Entries with chart source code:
↓
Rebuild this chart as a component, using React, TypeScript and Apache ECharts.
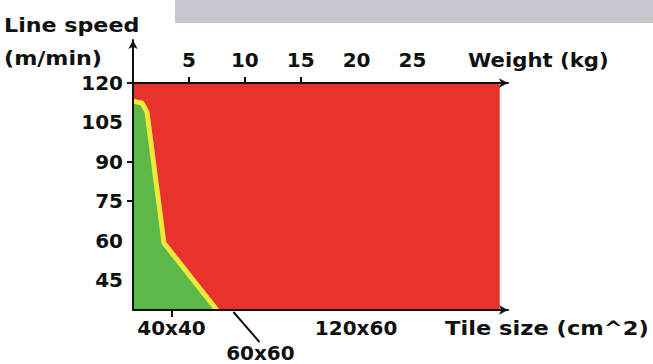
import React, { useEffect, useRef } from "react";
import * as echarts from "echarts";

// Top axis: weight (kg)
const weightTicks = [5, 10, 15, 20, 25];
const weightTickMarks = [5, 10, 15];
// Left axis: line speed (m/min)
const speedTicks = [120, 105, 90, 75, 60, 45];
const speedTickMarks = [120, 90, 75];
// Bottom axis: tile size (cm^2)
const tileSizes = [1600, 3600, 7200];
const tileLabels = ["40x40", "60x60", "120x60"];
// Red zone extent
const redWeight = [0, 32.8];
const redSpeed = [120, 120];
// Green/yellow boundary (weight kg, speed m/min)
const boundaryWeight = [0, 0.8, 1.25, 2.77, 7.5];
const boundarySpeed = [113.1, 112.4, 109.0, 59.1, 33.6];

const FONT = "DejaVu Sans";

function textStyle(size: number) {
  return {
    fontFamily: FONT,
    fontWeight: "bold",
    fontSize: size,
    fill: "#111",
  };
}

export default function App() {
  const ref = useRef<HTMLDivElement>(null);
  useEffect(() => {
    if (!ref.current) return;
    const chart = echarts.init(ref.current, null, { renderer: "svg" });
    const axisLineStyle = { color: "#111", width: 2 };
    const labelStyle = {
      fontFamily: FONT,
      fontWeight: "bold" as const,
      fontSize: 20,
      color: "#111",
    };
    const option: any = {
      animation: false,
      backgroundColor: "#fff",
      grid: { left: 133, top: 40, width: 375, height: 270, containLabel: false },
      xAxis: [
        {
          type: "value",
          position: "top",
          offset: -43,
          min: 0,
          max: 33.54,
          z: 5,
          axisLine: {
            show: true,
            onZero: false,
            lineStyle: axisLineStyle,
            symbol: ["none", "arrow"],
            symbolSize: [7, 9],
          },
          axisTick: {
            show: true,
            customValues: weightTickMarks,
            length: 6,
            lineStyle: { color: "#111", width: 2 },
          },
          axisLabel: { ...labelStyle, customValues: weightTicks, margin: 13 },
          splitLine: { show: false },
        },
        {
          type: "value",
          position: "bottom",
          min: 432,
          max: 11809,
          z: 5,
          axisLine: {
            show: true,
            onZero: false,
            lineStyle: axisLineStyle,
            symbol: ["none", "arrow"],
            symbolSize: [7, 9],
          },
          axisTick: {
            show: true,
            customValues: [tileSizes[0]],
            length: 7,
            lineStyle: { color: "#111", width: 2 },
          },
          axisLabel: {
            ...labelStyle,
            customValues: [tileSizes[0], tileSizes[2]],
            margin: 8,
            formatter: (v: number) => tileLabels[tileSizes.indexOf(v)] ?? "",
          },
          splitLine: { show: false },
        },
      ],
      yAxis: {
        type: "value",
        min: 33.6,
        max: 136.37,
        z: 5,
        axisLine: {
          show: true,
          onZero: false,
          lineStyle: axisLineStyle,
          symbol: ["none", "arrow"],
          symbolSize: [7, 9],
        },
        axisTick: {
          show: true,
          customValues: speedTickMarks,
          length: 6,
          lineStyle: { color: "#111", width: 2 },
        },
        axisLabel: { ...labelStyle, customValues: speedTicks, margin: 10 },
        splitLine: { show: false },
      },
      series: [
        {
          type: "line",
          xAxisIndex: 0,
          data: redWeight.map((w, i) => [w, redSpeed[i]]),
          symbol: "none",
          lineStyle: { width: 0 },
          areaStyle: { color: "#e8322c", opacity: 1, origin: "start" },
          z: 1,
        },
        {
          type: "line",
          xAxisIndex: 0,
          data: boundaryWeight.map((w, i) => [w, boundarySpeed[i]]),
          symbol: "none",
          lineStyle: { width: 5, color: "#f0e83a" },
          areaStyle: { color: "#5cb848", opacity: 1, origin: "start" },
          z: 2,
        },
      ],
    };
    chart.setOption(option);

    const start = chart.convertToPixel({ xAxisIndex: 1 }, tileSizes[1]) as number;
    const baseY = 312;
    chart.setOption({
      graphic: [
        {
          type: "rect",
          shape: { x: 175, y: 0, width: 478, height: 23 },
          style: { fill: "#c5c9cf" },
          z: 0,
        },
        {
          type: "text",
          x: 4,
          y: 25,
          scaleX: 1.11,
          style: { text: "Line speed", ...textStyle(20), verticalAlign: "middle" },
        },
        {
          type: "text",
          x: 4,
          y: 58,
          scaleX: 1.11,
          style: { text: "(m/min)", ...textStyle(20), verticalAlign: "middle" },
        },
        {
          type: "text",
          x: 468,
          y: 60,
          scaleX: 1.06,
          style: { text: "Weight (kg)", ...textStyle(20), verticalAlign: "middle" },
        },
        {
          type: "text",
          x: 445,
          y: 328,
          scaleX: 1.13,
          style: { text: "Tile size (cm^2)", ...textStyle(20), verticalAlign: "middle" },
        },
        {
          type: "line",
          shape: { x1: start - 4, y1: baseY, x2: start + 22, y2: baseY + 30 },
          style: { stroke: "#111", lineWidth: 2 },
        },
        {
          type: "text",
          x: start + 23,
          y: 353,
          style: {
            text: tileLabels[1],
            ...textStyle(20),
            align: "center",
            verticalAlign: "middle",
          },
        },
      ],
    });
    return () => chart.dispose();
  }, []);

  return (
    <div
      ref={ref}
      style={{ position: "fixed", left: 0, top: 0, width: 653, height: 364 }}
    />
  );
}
↑
↓
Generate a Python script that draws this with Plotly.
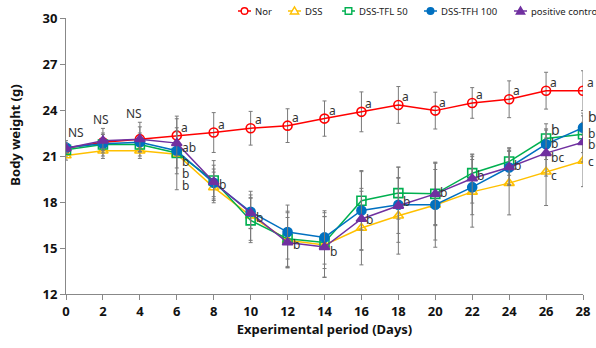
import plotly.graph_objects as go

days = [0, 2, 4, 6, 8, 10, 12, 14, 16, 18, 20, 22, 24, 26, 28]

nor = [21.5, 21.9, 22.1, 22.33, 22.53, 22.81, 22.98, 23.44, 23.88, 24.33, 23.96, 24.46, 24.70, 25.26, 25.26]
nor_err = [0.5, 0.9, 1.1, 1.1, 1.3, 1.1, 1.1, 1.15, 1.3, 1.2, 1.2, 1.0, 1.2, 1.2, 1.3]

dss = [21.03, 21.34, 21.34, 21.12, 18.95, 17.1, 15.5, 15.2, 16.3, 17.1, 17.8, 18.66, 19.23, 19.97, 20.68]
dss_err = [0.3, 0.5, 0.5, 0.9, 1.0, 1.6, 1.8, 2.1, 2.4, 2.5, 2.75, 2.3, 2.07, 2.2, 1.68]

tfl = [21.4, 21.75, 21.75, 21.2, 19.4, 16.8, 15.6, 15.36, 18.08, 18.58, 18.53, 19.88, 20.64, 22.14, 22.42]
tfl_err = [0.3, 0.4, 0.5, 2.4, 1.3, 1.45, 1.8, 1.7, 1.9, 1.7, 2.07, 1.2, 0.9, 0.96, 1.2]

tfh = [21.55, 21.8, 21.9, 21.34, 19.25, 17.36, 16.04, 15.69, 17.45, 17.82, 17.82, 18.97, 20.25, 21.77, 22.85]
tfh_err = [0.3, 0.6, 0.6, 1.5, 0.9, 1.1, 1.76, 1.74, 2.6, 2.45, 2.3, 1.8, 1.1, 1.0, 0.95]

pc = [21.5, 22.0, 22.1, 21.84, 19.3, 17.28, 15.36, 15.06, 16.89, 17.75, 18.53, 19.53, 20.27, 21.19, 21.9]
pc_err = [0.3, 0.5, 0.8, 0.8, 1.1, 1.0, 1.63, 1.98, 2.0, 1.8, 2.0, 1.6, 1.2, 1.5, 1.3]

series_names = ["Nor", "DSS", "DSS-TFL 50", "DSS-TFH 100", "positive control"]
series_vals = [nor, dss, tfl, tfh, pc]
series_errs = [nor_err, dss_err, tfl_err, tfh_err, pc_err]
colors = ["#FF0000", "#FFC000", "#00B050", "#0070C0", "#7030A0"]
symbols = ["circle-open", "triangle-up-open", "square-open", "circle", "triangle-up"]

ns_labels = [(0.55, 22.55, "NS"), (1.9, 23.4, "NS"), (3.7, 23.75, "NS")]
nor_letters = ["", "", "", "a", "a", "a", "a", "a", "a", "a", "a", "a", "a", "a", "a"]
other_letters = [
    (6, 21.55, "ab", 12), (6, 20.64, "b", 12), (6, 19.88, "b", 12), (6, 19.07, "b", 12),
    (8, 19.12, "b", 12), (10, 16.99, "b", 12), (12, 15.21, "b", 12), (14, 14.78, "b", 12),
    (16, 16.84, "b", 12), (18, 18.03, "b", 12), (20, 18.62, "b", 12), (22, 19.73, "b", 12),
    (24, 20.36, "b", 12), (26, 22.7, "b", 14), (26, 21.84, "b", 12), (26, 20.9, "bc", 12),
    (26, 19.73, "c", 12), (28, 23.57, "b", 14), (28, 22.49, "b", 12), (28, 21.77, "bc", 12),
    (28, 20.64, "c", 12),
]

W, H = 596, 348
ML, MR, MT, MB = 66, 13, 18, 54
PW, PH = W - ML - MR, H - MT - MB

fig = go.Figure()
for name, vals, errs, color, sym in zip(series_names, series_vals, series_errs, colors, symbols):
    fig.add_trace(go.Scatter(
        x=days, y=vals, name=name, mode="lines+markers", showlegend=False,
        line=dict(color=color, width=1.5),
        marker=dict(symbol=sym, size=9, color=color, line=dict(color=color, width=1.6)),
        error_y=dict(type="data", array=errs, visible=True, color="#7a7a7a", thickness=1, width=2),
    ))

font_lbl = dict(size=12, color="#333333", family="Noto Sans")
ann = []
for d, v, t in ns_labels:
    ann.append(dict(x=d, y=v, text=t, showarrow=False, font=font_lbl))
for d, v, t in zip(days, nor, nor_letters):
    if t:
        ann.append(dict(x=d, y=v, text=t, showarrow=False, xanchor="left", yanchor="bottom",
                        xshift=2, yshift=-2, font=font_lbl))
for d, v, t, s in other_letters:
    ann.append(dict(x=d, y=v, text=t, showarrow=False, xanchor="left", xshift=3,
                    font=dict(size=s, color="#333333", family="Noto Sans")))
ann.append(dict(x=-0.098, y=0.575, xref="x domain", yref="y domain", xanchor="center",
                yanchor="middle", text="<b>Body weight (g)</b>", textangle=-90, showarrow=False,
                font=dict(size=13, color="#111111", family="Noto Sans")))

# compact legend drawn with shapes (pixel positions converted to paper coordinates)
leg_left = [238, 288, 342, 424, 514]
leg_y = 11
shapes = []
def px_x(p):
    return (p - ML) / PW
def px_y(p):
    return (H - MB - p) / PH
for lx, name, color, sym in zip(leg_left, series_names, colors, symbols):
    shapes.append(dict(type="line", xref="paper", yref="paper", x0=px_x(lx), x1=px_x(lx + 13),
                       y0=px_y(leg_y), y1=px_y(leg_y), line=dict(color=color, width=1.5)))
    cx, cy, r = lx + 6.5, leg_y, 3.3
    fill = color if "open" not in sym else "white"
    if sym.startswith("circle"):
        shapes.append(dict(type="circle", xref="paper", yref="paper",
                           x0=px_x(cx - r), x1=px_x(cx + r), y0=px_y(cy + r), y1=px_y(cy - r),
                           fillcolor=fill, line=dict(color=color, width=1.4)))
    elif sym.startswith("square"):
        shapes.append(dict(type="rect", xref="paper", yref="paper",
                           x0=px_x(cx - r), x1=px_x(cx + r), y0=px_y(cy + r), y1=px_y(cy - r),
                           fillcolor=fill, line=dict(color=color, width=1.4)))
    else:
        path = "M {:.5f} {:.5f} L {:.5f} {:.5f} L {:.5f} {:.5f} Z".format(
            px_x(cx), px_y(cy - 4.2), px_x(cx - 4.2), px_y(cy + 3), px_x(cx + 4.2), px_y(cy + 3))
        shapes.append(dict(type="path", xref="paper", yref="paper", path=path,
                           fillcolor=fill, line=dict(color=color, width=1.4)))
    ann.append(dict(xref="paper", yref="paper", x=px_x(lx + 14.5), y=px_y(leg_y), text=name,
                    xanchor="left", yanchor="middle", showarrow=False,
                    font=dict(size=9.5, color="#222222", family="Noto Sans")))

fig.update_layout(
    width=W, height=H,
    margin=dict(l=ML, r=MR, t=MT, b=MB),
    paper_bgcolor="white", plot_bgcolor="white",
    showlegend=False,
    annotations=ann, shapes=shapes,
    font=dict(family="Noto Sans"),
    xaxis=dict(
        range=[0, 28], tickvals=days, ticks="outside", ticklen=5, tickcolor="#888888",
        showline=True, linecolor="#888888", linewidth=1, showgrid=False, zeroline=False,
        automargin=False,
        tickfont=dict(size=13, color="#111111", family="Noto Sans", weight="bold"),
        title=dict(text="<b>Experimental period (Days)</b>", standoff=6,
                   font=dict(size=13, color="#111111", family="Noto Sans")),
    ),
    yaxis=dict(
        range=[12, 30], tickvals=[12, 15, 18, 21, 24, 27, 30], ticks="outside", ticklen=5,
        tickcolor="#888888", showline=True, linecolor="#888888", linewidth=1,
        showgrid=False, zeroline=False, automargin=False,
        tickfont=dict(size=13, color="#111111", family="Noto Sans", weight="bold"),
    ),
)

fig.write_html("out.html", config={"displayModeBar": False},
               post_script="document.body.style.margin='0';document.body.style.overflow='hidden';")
↑
↓
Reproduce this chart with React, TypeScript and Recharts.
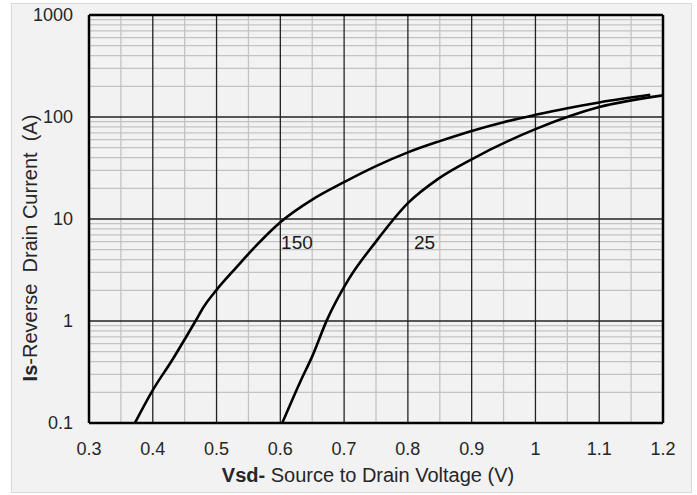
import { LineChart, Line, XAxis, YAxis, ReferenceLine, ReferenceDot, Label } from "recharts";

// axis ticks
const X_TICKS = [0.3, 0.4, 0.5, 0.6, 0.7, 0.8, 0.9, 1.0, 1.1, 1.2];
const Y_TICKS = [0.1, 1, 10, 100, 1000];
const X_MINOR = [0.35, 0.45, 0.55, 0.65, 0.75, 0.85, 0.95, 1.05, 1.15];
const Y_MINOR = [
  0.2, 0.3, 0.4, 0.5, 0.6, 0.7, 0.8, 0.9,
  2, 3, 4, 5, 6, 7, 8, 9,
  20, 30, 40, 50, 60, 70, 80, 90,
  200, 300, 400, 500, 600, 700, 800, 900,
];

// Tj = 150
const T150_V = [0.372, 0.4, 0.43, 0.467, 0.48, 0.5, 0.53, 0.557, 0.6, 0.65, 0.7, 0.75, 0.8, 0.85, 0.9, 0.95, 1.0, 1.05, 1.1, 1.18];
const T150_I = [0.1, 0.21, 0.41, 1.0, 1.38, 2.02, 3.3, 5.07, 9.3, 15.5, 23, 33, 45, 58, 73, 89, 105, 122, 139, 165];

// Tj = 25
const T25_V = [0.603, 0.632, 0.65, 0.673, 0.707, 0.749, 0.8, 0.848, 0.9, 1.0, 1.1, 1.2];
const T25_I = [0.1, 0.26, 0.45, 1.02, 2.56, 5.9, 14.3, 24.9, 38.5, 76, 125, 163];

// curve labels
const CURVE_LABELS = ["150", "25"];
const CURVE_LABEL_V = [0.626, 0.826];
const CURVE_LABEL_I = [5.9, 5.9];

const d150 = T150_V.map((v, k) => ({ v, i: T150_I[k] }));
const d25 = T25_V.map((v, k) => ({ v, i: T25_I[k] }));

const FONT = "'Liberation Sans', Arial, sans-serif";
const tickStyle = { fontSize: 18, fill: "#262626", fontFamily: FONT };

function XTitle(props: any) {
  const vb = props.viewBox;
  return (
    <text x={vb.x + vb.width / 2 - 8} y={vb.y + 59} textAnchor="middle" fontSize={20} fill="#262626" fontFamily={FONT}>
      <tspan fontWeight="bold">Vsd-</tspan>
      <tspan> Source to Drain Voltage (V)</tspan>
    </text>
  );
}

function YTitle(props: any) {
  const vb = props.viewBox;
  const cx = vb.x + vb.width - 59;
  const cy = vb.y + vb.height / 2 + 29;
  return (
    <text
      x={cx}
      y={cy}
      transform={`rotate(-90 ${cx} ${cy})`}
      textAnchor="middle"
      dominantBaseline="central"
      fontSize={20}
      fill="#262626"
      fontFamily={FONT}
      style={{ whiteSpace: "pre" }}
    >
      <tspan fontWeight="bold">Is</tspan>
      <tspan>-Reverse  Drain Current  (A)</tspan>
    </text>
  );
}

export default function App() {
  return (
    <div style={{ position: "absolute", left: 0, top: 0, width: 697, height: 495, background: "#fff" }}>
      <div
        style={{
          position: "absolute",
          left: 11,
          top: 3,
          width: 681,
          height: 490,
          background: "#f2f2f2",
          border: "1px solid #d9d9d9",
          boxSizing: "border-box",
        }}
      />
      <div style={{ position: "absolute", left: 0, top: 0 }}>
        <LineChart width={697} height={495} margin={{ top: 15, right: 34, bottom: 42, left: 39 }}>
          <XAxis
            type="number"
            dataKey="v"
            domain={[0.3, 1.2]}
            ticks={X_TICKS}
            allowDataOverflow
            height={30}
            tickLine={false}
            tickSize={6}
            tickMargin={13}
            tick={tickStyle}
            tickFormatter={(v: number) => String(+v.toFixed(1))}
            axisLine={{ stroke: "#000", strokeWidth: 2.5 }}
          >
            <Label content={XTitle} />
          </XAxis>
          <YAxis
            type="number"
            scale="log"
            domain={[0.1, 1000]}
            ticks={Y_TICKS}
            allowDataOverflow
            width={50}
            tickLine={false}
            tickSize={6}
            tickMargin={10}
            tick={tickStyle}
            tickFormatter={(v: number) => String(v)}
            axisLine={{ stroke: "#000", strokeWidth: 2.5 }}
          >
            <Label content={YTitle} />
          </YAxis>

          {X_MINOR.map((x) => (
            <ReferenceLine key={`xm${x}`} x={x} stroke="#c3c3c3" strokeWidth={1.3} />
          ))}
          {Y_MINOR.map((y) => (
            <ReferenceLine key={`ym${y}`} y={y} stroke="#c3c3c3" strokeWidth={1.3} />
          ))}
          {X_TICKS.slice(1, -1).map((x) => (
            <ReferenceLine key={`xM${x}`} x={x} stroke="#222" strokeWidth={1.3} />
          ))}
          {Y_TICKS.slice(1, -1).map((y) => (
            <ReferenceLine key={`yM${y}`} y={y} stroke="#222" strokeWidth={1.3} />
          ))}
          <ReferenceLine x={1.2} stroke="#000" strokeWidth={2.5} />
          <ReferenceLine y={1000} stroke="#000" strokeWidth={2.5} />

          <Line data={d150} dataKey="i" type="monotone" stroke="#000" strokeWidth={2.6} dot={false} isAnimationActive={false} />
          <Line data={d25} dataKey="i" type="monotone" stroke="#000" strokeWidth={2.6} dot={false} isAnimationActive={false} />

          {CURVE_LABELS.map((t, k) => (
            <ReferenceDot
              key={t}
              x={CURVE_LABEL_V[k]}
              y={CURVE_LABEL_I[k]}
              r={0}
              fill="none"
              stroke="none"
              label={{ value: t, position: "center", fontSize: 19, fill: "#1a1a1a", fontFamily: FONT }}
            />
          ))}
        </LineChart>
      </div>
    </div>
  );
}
↑
**SET TASK:**
For the material above, give again only the lines starting at the line that contains "Rebuild this chart" and ending at the line that contains "import * as". Pictures do not belong in the copy.

**ANSWER IN FULL:**
Rebuild this chart as a component, using React, TypeScript and Apache ECharts.
import React, { useEffect, useRef } from "react";
import * as echarts from "echarts";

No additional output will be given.